I considered buying a sled the other day, and bundling her up, and the two of us heading off into the woods on walks. I’d get my exercise, we’d be sheltered from the wind, and she’d get some outside time. This is something I will have to consider for next winter — scouting out our local conservation areas, buying a decent sled, and planning some walks. The only wrinkle will be what to do about diaper changes, or potty breaks, if we are there yet.
Mercifully, February is more than half over. March is around the corner, and with March will come sunshine, and clearing sidewalks, and some chances to get outside with the stroller and walk again. We can turn off the TV and the radio and the computer, and go OUTSIDE. Spring will be just around the corner.

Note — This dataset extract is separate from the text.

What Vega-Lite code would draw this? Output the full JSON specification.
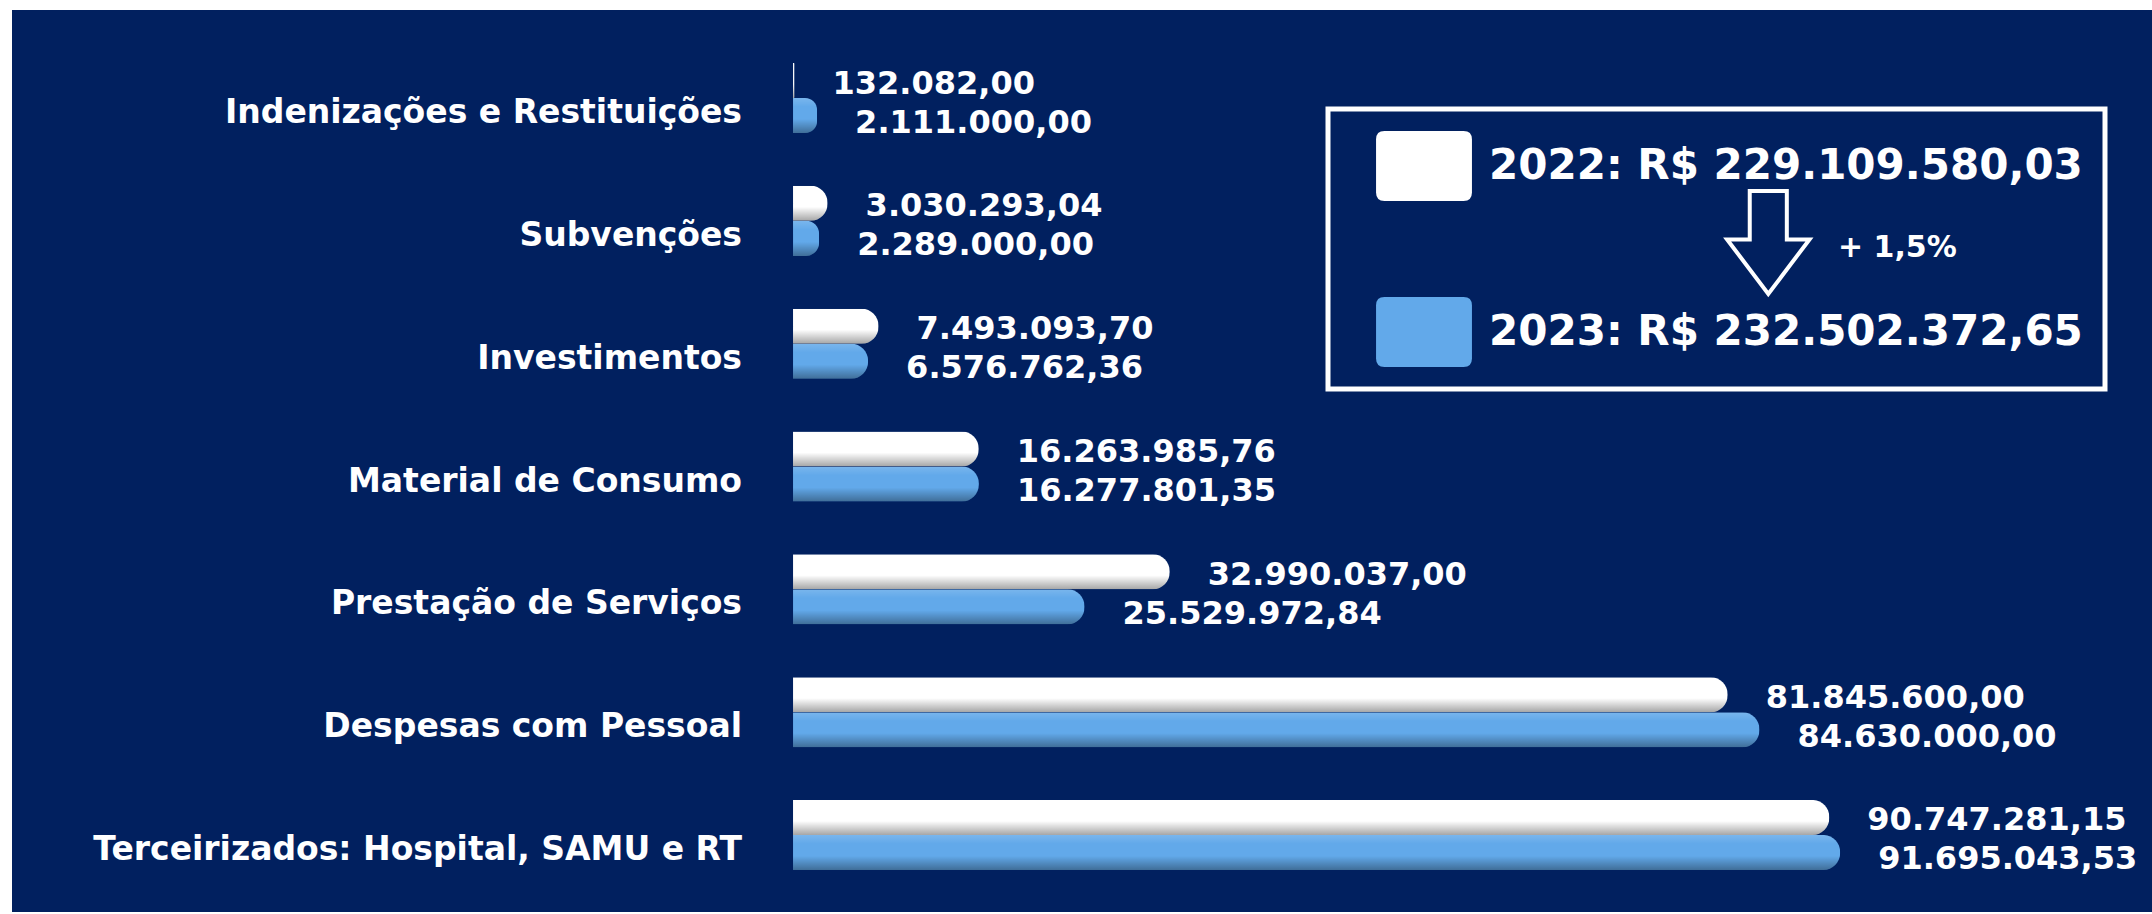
{
  "$schema": "https://vega.github.io/schema/vega-lite/v6.json",
  "width": 2152,
  "height": 914,
  "autosize": {"type": "fit", "contains": "padding"},
  "padding": {"left": 12, "top": 10, "right": 0, "bottom": 2},
  "background": "#ffffff",
  "config": {
    "view": {"fill": "#01205f", "stroke": null},
    "locale": {"number": {"decimal": ",", "thousands": ".", "grouping": [3], "currency": ["R$ ", ""]}},
    "font": "DejaVu Sans"
  },
  "data": {
    "values": [
      {"cat": "Indenizações e Restituições", "ano": "2022", "valor": 132082.00},
      {"cat": "Indenizações e Restituições", "ano": "2023", "valor": 2111000.00},
      {"cat": "Subvenções", "ano": "2022", "valor": 3030293.04},
      {"cat": "Subvenções", "ano": "2023", "valor": 2289000.00},
      {"cat": "Investimentos", "ano": "2022", "valor": 7493093.70},
      {"cat": "Investimentos", "ano": "2023", "valor": 6576762.36},
      {"cat": "Material de Consumo", "ano": "2022", "valor": 16263985.76},
      {"cat": "Material de Consumo", "ano": "2023", "valor": 16277801.35},
      {"cat": "Prestação de Serviços", "ano": "2022", "valor": 32990037.00},
      {"cat": "Prestação de Serviços", "ano": "2023", "valor": 25529972.84},
      {"cat": "Despesas com Pessoal", "ano": "2022", "valor": 81845600.00},
      {"cat": "Despesas com Pessoal", "ano": "2023", "valor": 84630000.00},
      {"cat": "Terceirizados: Hospital, SAMU e RT", "ano": "2022", "valor": 90747281.15},
      {"cat": "Terceirizados: Hospital, SAMU e RT", "ano": "2023", "valor": 91695043.53}
    ]
  },
  "layer": [
    {
      "mark": {"type": "bar", "cornerRadiusEnd": 17},
      "encoding": {
        "x": {"field": "valor", "type": "quantitative", "axis": null, "scale": {"domain": [-68390000, 119000000], "nice": false}},
        "y": {"field": "cat", "type": "nominal", "axis": null, "scale": {"domain": ["Indenizações e Restituições", "Subvenções", "Investimentos", "Material de Consumo", "Prestação de Serviços", "Despesas com Pessoal", "Terceirizados: Hospital, SAMU e RT"], "paddingInner": 0.43, "paddingOuter": 0.387, "align": 0.558}},
        "yOffset": {"field": "ano", "type": "nominal", "scale": {"domain": ["2022", "2023"], "paddingInner": 0, "paddingOuter": 0}},
        "color": {
          "field": "ano", "type": "nominal",
          "scale": {"domain": ["2022", "2023"], "range": ["#ffffff", "#62a9ea"]},
          "legend": {
            "title": null, "orient": "none", "legendX": 1316, "legendY": 99, "direction": "vertical",
            "padding": 22, "strokeColor": "#ffffff",
            "symbolType": "M-1.13,-1 L1.13,-1 Q1.37,-1 1.37,-0.76 L1.37,0.76 Q1.37,1 1.13,1 L-1.13,1 Q-1.37,1 -1.37,0.76 L-1.37,-0.76 Q-1.37,-1 -1.13,-1 Z",
            "symbolSize": 4900, "symbolStrokeWidth": 0, "symbolOpacity": 1, "symbolOffset": 39,
            "labelOffset": 30, "labelFont": "DejaVu Sans", "labelFontWeight": "bold", "labelFontSize": 42,
            "labelColor": "#ffffff", "labelLimit": 0, "rowPadding": 96,
            "labelExpr": "datum.label == '2022' ? '2022: R$ 229.109.580,03' : '2023: R$ 232.502.372,65'",
            "encode": {"legend": {"update": {"strokeWidth": {"value": 5}}}}
          }
        }
      }
    },
    {
      "mark": {"type": "bar", "cornerRadiusEnd": 17, "color": {"gradient": "linear", "x1": 0, "y1": 0, "x2": 0, "y2": 1, "stops": [{"offset": 0, "color": "rgba(255,255,255,0.15)"}, {"offset": 0.25, "color": "rgba(255,255,255,0)"}, {"offset": 0.6, "color": "rgba(0,0,0,0)"}, {"offset": 1, "color": "rgba(0,0,0,0.35)"}]}},
      "encoding": {
        "x": {"field": "valor", "type": "quantitative"},
        "y": {"field": "cat", "type": "nominal"},
        "yOffset": {"field": "ano", "type": "nominal"}
      }
    },
    {
      "transform": [{"filter": "datum.ano === '2022'"}],
      "mark": {"type": "text", "align": "right", "baseline": "middle", "dx": -51, "dy": 15, "fontSize": 33, "fontWeight": "bold", "color": "#ffffff", "font": "DejaVu Sans"},
      "encoding": {
        "x": {"datum": 0, "type": "quantitative"},
        "y": {"field": "cat", "type": "nominal"},
        "text": {"field": "cat"}
      }
    },
    {
      "transform": [{"filter": "datum.ano === '2022'"}],
      "mark": {"type": "text", "align": "left", "baseline": "middle", "dx": 38, "dy": 3, "fontSize": 32, "fontWeight": "bold", "color": "#ffffff", "font": "DejaVu Sans"},
      "encoding": {
        "x": {"field": "valor", "type": "quantitative"},
        "y": {"field": "cat", "type": "nominal"},
        "yOffset": {"field": "ano", "type": "nominal"},
        "text": {"field": "valor", "type": "quantitative", "format": ",.2f"}
      }
    },
    {
      "transform": [{"filter": "datum.ano === '2023'"}],
      "mark": {"type": "text", "align": "left", "baseline": "middle", "dx": 38, "dy": 7, "fontSize": 32, "fontWeight": "bold", "color": "#ffffff", "font": "DejaVu Sans"},
      "encoding": {
        "x": {"field": "valor", "type": "quantitative"},
        "y": {"field": "cat", "type": "nominal"},
        "yOffset": {"field": "ano", "type": "nominal"},
        "text": {"field": "valor", "type": "quantitative", "format": ",.2f"}
      }
    },
    {
      "data": {"values": [{"nota": "+ 1,5%"}]},
      "mark": {"type": "point", "shape": "M-0.36,-0.92 L0.36,-0.92 L0.36,0.02 L0.8,0.02 L0,1.08 L-0.8,0.02 L-0.36,0.02 Z", "size": 10609, "filled": false, "stroke": "#ffffff", "strokeWidth": 4, "opacity": 1},
      "encoding": {
        "x": {"datum": 85400000, "type": "quantitative"},
        "y": {"datum": "Subvenções", "type": "nominal"},
        "yOffset": {"datum": "2023", "type": "nominal"}
      }
    },
    {
      "data": {"values": [{"nota": "+ 1,5%"}]},
      "mark": {"type": "text", "align": "left", "baseline": "middle", "dy": 10, "fontSize": 30, "fontWeight": "bold", "color": "#ffffff", "font": "DejaVu Sans"},
      "encoding": {
        "x": {"datum": 91500000, "type": "quantitative"},
        "y": {"datum": "Subvenções", "type": "nominal"},
        "yOffset": {"datum": "2023", "type": "nominal"},
        "text": {"field": "nota"}
      }
    }
  ]
}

I can take That Baby outside and not worry that the wind will chap her little face, or that her fingers will get too cold. It will be wet and slushy and mucky, but that is okay by me. Muddy clothes can be washed.
And, next winter, she will be a little older. Playing indoors will be a whole different ball game. Or, she will be able to go outside and do more things and tell me if she is cold. So that’s something that will make it a little easier to get through the winter.
In the meantime, we will try our best to get through the rest of February without going completely squirrelly.